Building the Kit Incrementally
You don't need everything at once. A sensible order based on impact:
Phase 1 (basic clean): Two buckets, Grit Guards, wash mitt (paint + wheel), pH-neutral shampoo, microfiber drying towel, interior APC, vacuum.
Phase 2 (decontamination): Iron remover (CarPro Iron X), clay bar kit, clay lubricant.
Phase 3 (protection): Quality paste wax or sealant, foam applicator pads, polishing microfiber towels.
Phase 4 (correction): DA polisher, cutting compound, finishing polish, polishing pads, IPA wipe-down spray.
This approach lets you see measurable improvements at each phase before committing to the full investment.
FAQ
How much does a complete professional car detailing kit cost? A comprehensive home kit with a DA polisher, all washing equipment, decontamination products, polishing compounds, and wax runs $400-$700 up front. Individual components can be added over time.
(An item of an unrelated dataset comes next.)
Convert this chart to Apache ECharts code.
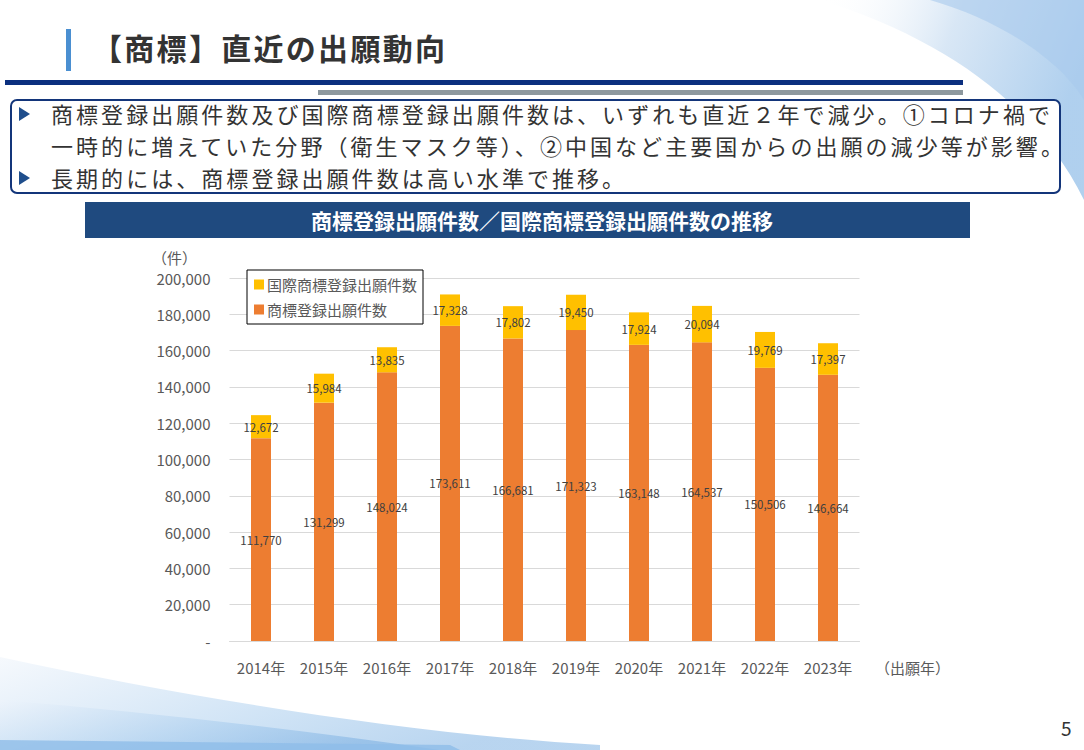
<!DOCTYPE html>
<html lang="ja">
<head>
<meta charset="utf-8">
<title>【商標】直近の出願動向</title>
<script src="https://cdn.jsdelivr.net/npm/echarts@6/dist/echarts.min.js"></script>
<style>
  html, body { margin: 0; padding: 0; background: #fff; }
  body { width: 1084px; height: 750px; position: relative; overflow: hidden;
         font-family: "Noto Sans CJK JP", "Noto Sans", sans-serif; color: #333; }
  .deco { position: absolute; left: 0; top: 0; }
  .head-bar { position: absolute; left: 66px; top: 29px; width: 5px; height: 42px; background: #4a8fd1; }
  .head { position: absolute; left: 92px; top: 26px; font-size: 30px; font-weight: bold;
          letter-spacing: 2.3px; color: #333; line-height: 42px; }
  .rule1 { position: absolute; left: 5px; top: 80px; width: 958px; height: 5px; background: #0b2f7f; }
  .rule2 { position: absolute; left: 318px; top: 90px; width: 645px; height: 5px; background: #8d989e; }
  .box { position: absolute; left: 10px; top: 99px; width: 1047px; height: 91px;
         border: 2px solid #13357a; border-radius: 7px; background: #fff; }
  .line { position: absolute; left: 39px; font-size: 22px; letter-spacing: 3.05px; line-height: 32px;
          white-space: nowrap; color: #333; }
  .tri { position: absolute; left: 7px; width: 0; height: 0; border-top: 7px solid transparent;
         border-bottom: 7px solid transparent; border-left: 11px solid #1f4e8c; }
  #chart { position: absolute; left: 0; top: 0; width: 1084px; height: 750px; }
  .page { position: absolute; left: 1061px; top: 714px; font-size: 19px; color: #333; }
</style>
</head>
<body>
<svg class="deco" width="1084" height="750">
  <defs>
    <linearGradient id="gtr" x1="0" y1="0" x2="1" y2="0.3">
      <stop offset="0" stop-color="#ffffff" stop-opacity="0"/>
      <stop offset="0.5" stop-color="#cfe1f3"/>
      <stop offset="1" stop-color="#9cc4ea"/>
    </linearGradient>
    <linearGradient id="gbl" x1="0" y1="0" x2="1" y2="0.4">
      <stop offset="0" stop-color="#eef4fb"/>
      <stop offset="0.6" stop-color="#a9cdee"/>
      <stop offset="1" stop-color="#7fb2e3"/>
    </linearGradient>
  </defs>
  <path d="M820,0 C950,40 1040,110 1084,200 L1084,0 Z" fill="url(#gtr)" opacity="0.8"/>
  <path d="M930,0 C1000,20 1060,60 1084,100 L1084,0 Z" fill="#a8c9ec" opacity="0.6"/>
  <path d="M0,657 C200,700 420,735 600,745 L600,750 L0,750 Z" fill="url(#gbl)" opacity="0.55"/>
  <path d="M0,700 C150,712 300,730 440,750 L0,750 Z" fill="url(#gbl)" opacity="0.6"/>
  <path d="M0,740 L450,745 L460,750 L0,750 Z" fill="#8fbde8" opacity="0.8"/>
</svg>
<div class="head-bar"></div>
<div class="head">【商標】直近の出願動向</div>
<div class="rule1"></div>
<div class="rule2"></div>
<div class="box">
  <div class="tri" style="top:6px"></div>
  <div class="line" style="top:-4px">商標登録出願件数及び国際商標登録出願件数は、いずれも直近２年で減少。①コロナ禍で</div>
  <div class="line" style="top:28px">一時的に増えていた分野（衛生マスク等）、②中国など主要国からの出願の減少等が影響。</div>
  <div class="tri" style="top:70px"></div>
  <div class="line" style="top:60px">長期的には、商標登録出願件数は高い水準で推移。</div>
</div>
<div id="chart"></div>
<div class="page">5</div>
<script>
const years = ['2014年', '2015年', '2016年', '2017年', '2018年', '2019年', '2020年', '2021年', '2022年', '2023年']
const domestic = [111770, 131299, 148024, 173611, 166681, 171323, 163148, 164537, 150506, 146664]
const international = [12672, 15984, 13835, 17328, 17802, 19450, 17924, 20094, 19769, 17397]
const yTicks = [0, 20000, 40000, 60000, 80000, 100000, 120000, 140000, 160000, 180000, 200000]

const fmt = v => v === 0 ? '-' : v.toLocaleString('en-US')
const font = '"Noto Sans CJK JP", sans-serif'

const chart = echarts.init(document.getElementById('chart'), null, { renderer: 'svg' })
chart.setOption({
  animation: false,
  textStyle: { fontFamily: font },
  graphic: [
    { type: 'rect', shape: { x: 85, y: 202, width: 885, height: 36 }, style: { fill: '#1f4a7f' } },
    { type: 'text', x: 542, y: 220,
      style: { text: '商標登録出願件数／国際商標登録出願件数の推移', fill: '#fff', font: 'bold 21px ' + font,
               align: 'center', verticalAlign: 'middle' } },
    { type: 'text', x: 152, y: 257,
      style: { text: '（件）', fill: '#595959', font: '15px ' + font, verticalAlign: 'middle' } },
    { type: 'text', x: 875, y: 667,
      style: { text: '（出願年）', fill: '#595959', font: '15px ' + font, verticalAlign: 'middle' } }
  ],
  grid: { left: 229.5, right: 224.5, top: 278, bottom: 109 },
  legend: {
    left: 247, top: 270, orient: 'vertical',
    backgroundColor: '#fff', borderColor: '#000', borderWidth: 1,
    padding: [7, 6, 7, 7], itemGap: 10, itemWidth: 10, itemHeight: 10, icon: 'rect',
    textStyle: { fontSize: 15, color: '#595959', padding: [0, 0, 0, -2] },
    data: ['国際商標登録出願件数', '商標登録出願件数']
  },
  xAxis: {
    type: 'category', data: years,
    axisLine: { lineStyle: { color: '#d9d9d9' } },
    axisTick: { show: false },
    axisLabel: { fontSize: 15, color: '#595959', margin: 19 }
  },
  yAxis: {
    type: 'value', min: yTicks[0], max: yTicks[yTicks.length - 1], interval: yTicks[1] - yTicks[0],
    axisLine: { show: false }, axisTick: { show: false },
    axisLabel: { fontSize: 15, color: '#595959', margin: 19, formatter: fmt },
    splitLine: { lineStyle: { color: '#d9d9d9' } }
  },
  series: [
    {
      name: '商標登録出願件数', type: 'bar', stack: 'total', barWidth: 20,
      itemStyle: { color: '#ed7d31' },
      label: { show: true, position: 'inside', fontSize: 11.5, color: '#404040', formatter: p => fmt(p.value) },
      data: domestic
    },
    {
      name: '国際商標登録出願件数', type: 'bar', stack: 'total', barWidth: 20,
      itemStyle: { color: '#ffc000' },
      label: { show: true, position: 'inside', fontSize: 11.5, color: '#404040', formatter: p => fmt(p.value) },
      data: international
    }
  ]
})
</script>
</body>
</html>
The washing and decontamination setup alone, which delivers the most practical everyday benefit, runs $80-$120.
Are detailing kit bundles worth buying? It depends on the bundle. Some bundles from reputable manufacturers like Chemical Guys or Meguiar's offer good value by packaging complementary products. Others bundle diluted or lesser versions of individual products to hit a price point. Read the individual product reviews within the bundle before buying.
Do I need a DA polisher if I just want to maintain my car? Not immediately. If the paint is in good shape (no visible swirl marks in direct sunlight), maintaining it with proper washing, iron removal, clay treatment every few months, and regular waxing is adequate without a polisher. The polisher becomes necessary when the paint has accumulated defects that need removing.
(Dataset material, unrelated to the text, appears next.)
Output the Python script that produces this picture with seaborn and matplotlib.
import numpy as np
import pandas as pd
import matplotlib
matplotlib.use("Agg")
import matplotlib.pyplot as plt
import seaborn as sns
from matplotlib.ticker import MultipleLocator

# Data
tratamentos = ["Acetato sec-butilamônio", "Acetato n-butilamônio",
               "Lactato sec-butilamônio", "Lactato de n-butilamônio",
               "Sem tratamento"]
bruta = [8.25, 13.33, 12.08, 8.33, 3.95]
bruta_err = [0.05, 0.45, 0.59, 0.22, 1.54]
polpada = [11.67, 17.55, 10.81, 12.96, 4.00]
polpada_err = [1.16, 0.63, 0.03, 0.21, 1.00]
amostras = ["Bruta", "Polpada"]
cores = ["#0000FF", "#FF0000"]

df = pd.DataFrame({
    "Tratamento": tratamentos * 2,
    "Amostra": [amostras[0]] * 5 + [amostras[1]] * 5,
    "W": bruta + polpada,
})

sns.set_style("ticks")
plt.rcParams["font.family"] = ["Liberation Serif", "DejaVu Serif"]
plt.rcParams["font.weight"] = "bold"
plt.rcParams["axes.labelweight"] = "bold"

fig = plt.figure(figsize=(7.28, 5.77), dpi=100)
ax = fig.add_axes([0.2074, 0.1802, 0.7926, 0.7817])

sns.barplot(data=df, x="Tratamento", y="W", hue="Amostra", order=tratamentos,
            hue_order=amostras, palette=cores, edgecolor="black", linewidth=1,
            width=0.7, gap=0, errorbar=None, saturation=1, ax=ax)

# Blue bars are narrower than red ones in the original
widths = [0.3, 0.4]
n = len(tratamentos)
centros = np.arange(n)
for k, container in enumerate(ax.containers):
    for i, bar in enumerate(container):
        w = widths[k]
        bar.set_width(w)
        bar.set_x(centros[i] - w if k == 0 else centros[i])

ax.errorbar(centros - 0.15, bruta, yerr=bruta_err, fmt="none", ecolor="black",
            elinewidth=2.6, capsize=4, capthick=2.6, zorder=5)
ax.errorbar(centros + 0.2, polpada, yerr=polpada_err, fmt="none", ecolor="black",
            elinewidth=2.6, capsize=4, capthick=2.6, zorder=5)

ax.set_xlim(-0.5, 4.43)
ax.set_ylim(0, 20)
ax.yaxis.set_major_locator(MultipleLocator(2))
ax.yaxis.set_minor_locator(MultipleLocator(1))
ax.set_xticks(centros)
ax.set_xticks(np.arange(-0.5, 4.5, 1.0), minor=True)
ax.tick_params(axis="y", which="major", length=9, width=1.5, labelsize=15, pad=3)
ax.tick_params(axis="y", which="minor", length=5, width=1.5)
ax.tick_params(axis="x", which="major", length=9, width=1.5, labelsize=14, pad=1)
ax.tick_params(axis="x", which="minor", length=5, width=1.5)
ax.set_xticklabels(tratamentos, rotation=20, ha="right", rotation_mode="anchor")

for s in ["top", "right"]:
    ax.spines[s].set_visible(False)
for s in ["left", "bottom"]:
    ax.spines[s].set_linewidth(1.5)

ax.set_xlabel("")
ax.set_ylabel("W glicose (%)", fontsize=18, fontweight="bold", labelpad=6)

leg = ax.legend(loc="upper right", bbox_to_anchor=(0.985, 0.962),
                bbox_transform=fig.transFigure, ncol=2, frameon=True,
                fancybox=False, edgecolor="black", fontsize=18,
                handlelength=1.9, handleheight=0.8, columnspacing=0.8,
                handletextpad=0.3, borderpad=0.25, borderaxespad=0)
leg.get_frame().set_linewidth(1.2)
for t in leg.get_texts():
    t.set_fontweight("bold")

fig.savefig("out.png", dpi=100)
How do I store a professional detailing kit properly? Keep products in a temperature-stable environment. Freezing can separate emulsified products like some waxes and leather conditioners. Heat above 100°F degrades some solvents and sealants over time. A climate-controlled garage shelf or interior storage cabinet is ideal. Keep polishing pads sealed in zip-lock bags after cleaning and drying to prevent contamination.
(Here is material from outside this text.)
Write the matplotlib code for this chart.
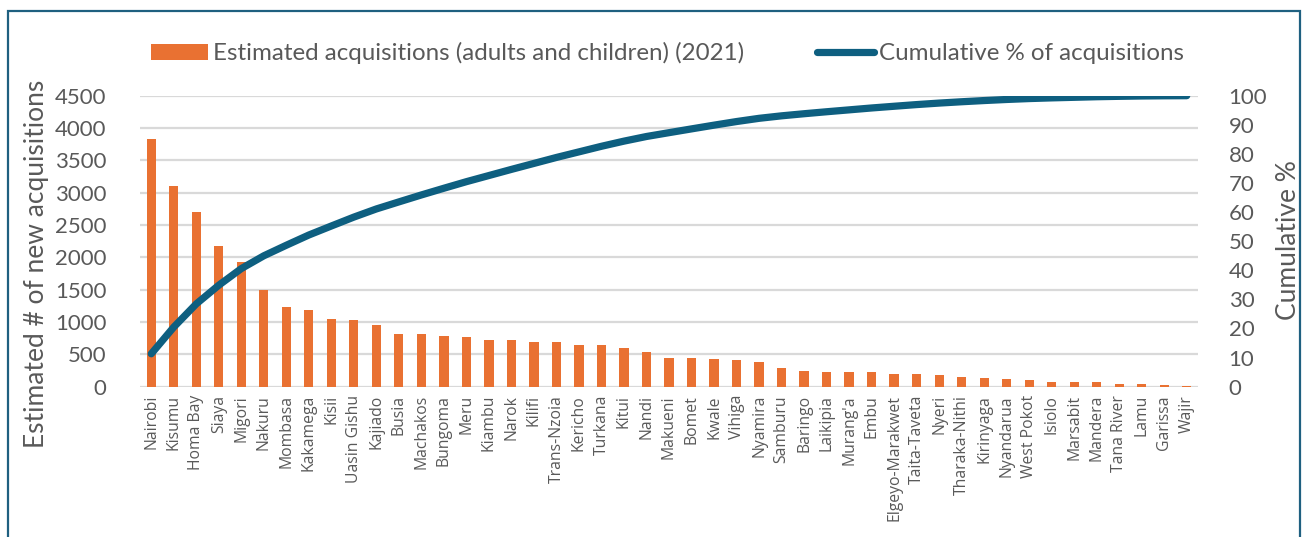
import numpy as np
import matplotlib
matplotlib.use("Agg")
import matplotlib.pyplot as plt
from matplotlib.patches import Rectangle

counties = ["Nairobi", "Kisumu", "Homa Bay", "Siaya", "Migori", "Nakuru", "Mombasa",
            "Kakamega", "Kisii", "Uasin Gishu", "Kajiado", "Busia", "Machakos", "Bungoma",
            "Meru", "Kiambu", "Narok", "Kilifi", "Trans-Nzoia", "Kericho", "Turkana",
            "Kitui", "Nandi", "Makueni", "Bomet", "Kwale", "Vihiga", "Nyamira", "Samburu",
            "Baringo", "Laikipia", "Murang'a", "Embu", "Elgeyo-Marakwet", "Taita-Taveta",
            "Nyeri", "Tharaka-Nithi", "Kirinyaga", "Nyandarua", "West Pokot", "Isiolo",
            "Marsabit", "Mandera", "Tana River", "Lamu", "Garissa", "Wajir"]

acquisitions = [3830, 3110, 2700, 2175, 1935, 1490, 1230, 1190, 1050, 1035, 950, 820,
                810, 780, 765, 715, 715, 695, 695, 650, 650, 600, 540, 445, 440, 435,
                420, 375, 290, 245, 230, 220, 220, 200, 195, 175, 155, 140, 125, 105,
                80, 67, 67, 47, 40, 22, 12]

left_ticks = [0, 500, 1000, 1500, 2000, 2500, 3000, 3500, 4000, 4500]
right_ticks = [0, 10, 20, 30, 40, 50, 60, 70, 80, 90, 100]

# cumulative share of all acquisitions, county by county
cum_pct = np.cumsum(acquisitions) / np.sum(acquisitions) * 100

ORANGE = "#E97132"
TEAL = "#0E5F80"
GREY = "#595959"
GRID = "#D9D9D9"
NUM_FONT = "Lato"
LBL_FONT = "Open Sans"

fig = plt.figure(figsize=(13.06, 5.37), dpi=100)
ax = fig.add_axes([0.1072, 0.2799, 0.8101, 0.5419])
ax2 = ax.twinx()

x = np.arange(len(counties))
bars = ax.bar(x, acquisitions, width=0.41, color=ORANGE, zorder=2,
              label="Estimated acquisitions (adults and children) (2021)")
line, = ax2.plot(x, cum_pct, color=TEAL, lw=5.2, solid_capstyle="round",
                 solid_joinstyle="round", label="Cumulative % of acquisitions")

ax.set_xlim(-0.5, len(counties) - 0.5)
ax.set_ylim(0, 4500)
ax2.set_ylim(0, 100)
ax.set_yticks(left_ticks)
ax2.set_yticks(right_ticks)

for t in left_ticks:
    ax.axhline(t, color=GRID, lw=1.6, zorder=0)

ax.set_xticks(x)
ax.set_xticklabels(counties, rotation=90, fontsize=11.3, family=LBL_FONT, color=GREY)
for a in (ax, ax2):
    a.tick_params(length=0)
    for s in a.spines.values():
        s.set_visible(False)
ax.tick_params(axis="x", pad=6)
ax.tick_params(axis="y", pad=24)
ax2.tick_params(axis="y", pad=22)
for lab in ax.get_yticklabels():
    lab.set_family(NUM_FONT); lab.set_fontsize(16); lab.set_color(GREY)
for lab in ax2.get_yticklabels():
    lab.set_family(NUM_FONT); lab.set_fontsize(16); lab.set_color(GREY)

# axis titles
fig.text(37 / 1306, 1 - 264 / 537, "Estimated # of new acquisitions", rotation=90,
         ha="center", va="center", family=NUM_FONT, fontsize=19, color=GREY)
fig.text(1288 / 1306, 1 - 240 / 537, "Cumulative %", rotation=90,
         ha="center", va="center", family=NUM_FONT, fontsize=19, color=GREY)

fig.legend(handles=[bars, line], loc="center", bbox_to_anchor=(0.511, 0.901),
           ncol=2, frameon=False, prop={"family": NUM_FONT, "size": 17.4},
           labelcolor=GREY, handlelength=2.36, handleheight=0.62,
           handletextpad=0.2, columnspacing=3.0)

# outer frame
fig.patches.append(Rectangle((8 / 1306, -0.1), 1292 / 1306, 1.1 - 11.5 / 537,
                             transform=fig.transFigure, fill=False,
                             edgecolor="#1F6080", lw=1.6))

fig.savefig("out.png", dpi=100)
The Practical Starting Point
A professional car detailing kit isn't about having every product on the market. It's about having the right tools for each stage of the process and using them correctly. Two clean buckets and a good wash mitt used properly do more for your paint than an expensive product applied with a contaminated sponge.
Build the kit in phases, learn the technique at each stage before moving to the next, and invest in quality where it matters most: the wash mitt, the drying towel, and eventually the DA polisher.